+++ DATA SHOWN

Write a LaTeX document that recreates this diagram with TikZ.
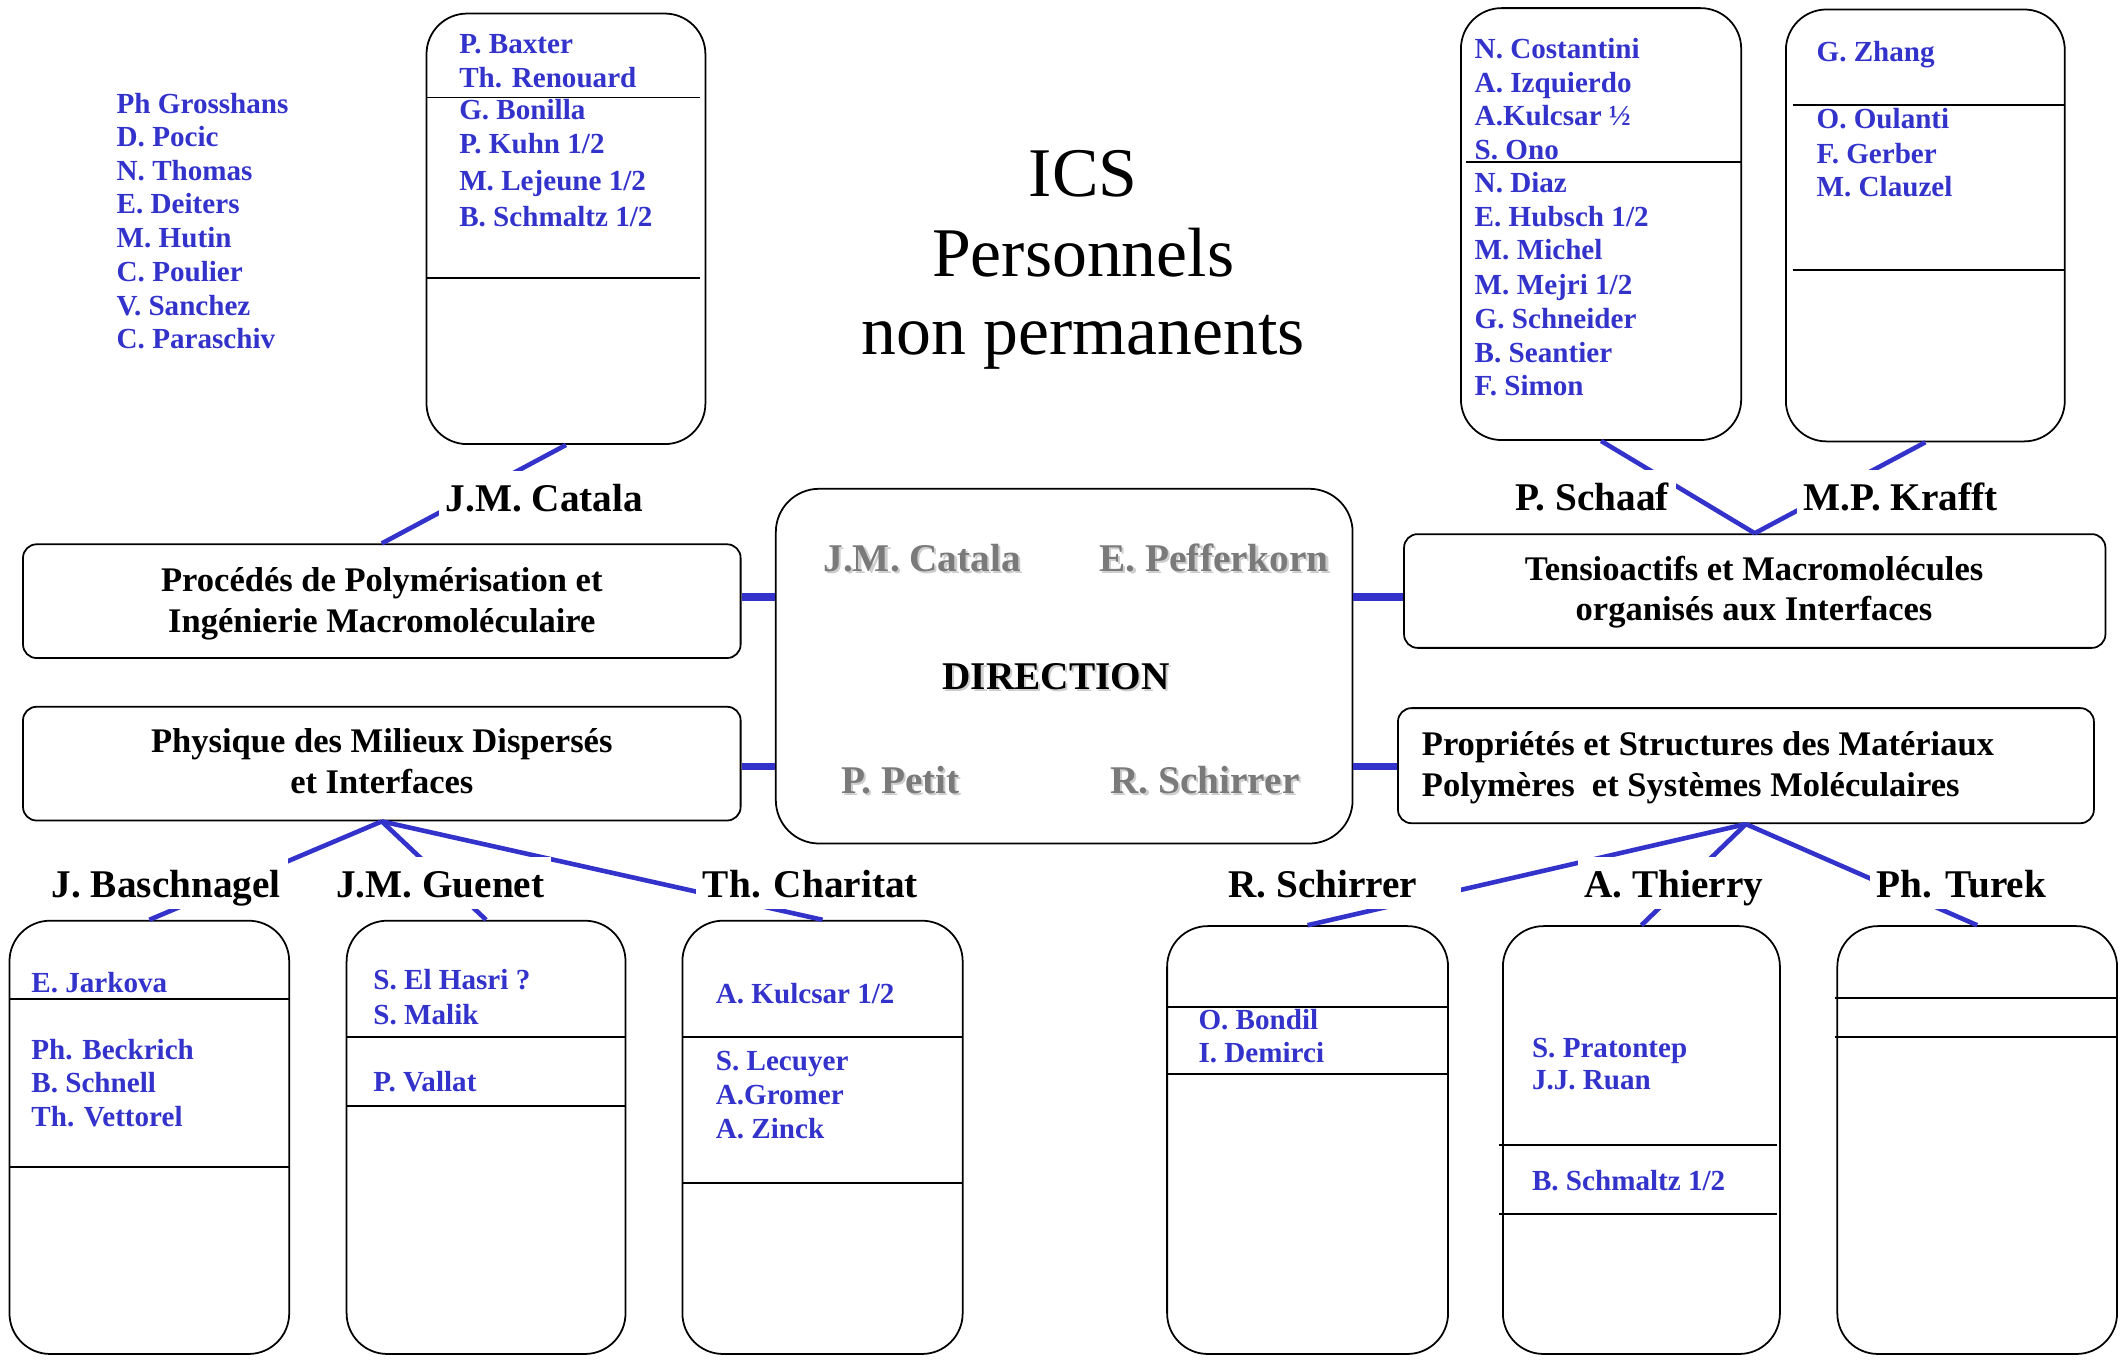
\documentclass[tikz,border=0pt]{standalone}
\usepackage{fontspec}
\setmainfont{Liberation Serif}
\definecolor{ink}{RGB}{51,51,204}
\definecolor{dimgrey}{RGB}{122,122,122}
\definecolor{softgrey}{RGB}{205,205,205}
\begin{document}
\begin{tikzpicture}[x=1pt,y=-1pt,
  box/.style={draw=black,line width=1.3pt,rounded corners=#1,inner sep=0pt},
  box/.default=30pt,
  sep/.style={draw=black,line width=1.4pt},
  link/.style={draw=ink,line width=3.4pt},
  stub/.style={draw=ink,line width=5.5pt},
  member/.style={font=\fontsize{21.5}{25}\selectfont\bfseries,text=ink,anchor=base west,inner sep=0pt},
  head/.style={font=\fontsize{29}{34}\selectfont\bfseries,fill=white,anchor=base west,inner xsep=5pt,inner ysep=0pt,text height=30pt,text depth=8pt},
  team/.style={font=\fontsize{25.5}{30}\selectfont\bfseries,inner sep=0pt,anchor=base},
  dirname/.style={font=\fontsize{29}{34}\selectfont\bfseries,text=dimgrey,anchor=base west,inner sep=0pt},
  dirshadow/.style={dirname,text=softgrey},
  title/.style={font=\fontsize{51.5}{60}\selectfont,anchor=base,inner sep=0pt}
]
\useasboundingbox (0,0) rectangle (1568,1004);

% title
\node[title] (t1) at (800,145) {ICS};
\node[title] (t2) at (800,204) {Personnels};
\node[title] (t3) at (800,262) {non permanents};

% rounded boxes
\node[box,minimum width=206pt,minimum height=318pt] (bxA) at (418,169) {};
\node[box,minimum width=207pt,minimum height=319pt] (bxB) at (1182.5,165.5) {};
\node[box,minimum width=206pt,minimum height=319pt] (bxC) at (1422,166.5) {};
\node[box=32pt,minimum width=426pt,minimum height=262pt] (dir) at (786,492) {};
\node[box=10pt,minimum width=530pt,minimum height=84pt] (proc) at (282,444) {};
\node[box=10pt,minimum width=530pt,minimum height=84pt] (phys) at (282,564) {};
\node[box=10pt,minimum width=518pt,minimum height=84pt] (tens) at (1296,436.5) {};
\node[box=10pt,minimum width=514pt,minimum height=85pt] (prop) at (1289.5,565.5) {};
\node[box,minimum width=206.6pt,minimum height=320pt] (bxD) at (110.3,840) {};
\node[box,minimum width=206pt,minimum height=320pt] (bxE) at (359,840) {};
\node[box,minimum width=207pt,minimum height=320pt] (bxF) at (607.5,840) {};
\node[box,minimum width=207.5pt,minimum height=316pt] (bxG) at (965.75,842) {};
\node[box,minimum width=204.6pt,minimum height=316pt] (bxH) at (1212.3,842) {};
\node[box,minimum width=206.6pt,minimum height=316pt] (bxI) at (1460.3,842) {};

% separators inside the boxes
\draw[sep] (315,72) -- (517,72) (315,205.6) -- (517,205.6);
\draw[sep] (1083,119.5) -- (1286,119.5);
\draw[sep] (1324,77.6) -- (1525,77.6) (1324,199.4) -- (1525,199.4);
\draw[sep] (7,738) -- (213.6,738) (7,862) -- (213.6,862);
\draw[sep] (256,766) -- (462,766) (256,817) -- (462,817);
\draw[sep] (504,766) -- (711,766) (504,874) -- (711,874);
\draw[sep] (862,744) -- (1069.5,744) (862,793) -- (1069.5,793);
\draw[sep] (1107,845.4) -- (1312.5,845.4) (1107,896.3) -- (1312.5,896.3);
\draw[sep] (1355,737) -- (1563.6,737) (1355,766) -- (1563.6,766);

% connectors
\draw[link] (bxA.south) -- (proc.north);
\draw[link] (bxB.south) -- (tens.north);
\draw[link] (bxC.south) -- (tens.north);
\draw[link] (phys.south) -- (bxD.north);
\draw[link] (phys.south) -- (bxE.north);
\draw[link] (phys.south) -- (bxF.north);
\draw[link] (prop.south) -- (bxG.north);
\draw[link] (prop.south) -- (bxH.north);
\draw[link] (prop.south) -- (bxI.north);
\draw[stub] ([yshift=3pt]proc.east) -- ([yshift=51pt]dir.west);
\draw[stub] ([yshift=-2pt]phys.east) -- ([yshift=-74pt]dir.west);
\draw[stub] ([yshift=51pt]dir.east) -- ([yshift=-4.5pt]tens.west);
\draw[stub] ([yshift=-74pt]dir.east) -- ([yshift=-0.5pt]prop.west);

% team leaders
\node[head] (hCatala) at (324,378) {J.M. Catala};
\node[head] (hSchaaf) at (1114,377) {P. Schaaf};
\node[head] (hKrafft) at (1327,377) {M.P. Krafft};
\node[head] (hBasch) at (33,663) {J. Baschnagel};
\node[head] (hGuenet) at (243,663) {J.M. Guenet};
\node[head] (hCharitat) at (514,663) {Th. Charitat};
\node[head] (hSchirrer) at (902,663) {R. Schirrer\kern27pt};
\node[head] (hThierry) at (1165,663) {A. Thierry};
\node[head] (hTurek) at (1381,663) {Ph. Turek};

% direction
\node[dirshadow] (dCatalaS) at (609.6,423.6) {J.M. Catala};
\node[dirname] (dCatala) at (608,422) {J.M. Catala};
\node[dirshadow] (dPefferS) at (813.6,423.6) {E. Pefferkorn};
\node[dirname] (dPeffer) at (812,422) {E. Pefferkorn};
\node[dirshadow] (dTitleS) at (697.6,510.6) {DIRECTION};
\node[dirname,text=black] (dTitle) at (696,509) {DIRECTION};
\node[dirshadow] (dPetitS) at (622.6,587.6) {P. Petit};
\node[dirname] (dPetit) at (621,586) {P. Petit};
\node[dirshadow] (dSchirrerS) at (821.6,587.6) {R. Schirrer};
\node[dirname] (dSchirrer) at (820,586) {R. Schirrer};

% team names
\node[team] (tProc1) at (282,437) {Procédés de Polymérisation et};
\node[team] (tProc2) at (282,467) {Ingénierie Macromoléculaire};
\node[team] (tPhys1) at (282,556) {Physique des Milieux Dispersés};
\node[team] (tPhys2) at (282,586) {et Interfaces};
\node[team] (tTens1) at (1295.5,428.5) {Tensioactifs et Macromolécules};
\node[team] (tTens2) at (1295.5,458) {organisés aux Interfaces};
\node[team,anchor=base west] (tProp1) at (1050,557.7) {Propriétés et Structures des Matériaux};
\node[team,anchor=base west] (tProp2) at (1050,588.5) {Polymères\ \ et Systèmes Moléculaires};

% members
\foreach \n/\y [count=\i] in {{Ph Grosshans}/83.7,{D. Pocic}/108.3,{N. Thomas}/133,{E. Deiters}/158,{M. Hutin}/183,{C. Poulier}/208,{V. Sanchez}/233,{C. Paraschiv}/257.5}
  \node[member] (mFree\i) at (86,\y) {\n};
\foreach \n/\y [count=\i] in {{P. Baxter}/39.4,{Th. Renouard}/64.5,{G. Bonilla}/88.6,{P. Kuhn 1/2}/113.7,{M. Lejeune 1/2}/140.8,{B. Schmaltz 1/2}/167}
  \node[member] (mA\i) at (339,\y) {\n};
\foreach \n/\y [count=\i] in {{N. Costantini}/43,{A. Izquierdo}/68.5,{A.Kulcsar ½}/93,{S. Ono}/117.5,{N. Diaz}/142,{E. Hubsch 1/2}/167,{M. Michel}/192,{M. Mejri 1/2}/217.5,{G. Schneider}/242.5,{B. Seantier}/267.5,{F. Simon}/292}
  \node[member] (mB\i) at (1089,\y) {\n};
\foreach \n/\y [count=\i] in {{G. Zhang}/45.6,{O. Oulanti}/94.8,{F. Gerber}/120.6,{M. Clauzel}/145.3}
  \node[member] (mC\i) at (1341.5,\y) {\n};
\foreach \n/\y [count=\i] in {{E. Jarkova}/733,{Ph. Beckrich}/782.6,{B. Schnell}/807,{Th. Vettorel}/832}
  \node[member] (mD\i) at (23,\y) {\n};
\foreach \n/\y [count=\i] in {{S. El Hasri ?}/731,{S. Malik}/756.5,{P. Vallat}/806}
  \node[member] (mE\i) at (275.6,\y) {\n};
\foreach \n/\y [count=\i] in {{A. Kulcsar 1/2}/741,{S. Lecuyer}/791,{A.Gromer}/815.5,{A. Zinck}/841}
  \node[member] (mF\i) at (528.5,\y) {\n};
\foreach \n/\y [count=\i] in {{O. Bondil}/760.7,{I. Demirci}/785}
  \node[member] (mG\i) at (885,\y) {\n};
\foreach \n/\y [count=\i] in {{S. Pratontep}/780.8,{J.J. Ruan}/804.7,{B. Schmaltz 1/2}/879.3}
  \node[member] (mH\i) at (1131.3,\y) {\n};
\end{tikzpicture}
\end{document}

++++++

Copy nothing but the lines from the first one in the listing through the line with "(t3) at (800,262)", and omit the pictures.

Write a LaTeX document that recreates this diagram with TikZ.
\documentclass[tikz,border=0pt]{standalone}
\usepackage{fontspec}
\setmainfont{Liberation Serif}
\definecolor{ink}{RGB}{51,51,204}
\definecolor{dimgrey}{RGB}{122,122,122}
\definecolor{softgrey}{RGB}{205,205,205}
\begin{document}
\begin{tikzpicture}[x=1pt,y=-1pt,
  box/.style={draw=black,line width=1.3pt,rounded corners=#1,inner sep=0pt},
  box/.default=30pt,
  sep/.style={draw=black,line width=1.4pt},
  link/.style={draw=ink,line width=3.4pt},
  stub/.style={draw=ink,line width=5.5pt},
  member/.style={font=\fontsize{21.5}{25}\selectfont\bfseries,text=ink,anchor=base west,inner sep=0pt},
  head/.style={font=\fontsize{29}{34}\selectfont\bfseries,fill=white,anchor=base west,inner xsep=5pt,inner ysep=0pt,text height=30pt,text depth=8pt},
  team/.style={font=\fontsize{25.5}{30}\selectfont\bfseries,inner sep=0pt,anchor=base},
  dirname/.style={font=\fontsize{29}{34}\selectfont\bfseries,text=dimgrey,anchor=base west,inner sep=0pt},
  dirshadow/.style={dirname,text=softgrey},
  title/.style={font=\fontsize{51.5}{60}\selectfont,anchor=base,inner sep=0pt}
]
\useasboundingbox (0,0) rectangle (1568,1004);

% title
\node[title] (t1) at (800,145) {ICS};
\node[title] (t2) at (800,204) {Personnels};
\node[title] (t3) at (800,262) {non permanents};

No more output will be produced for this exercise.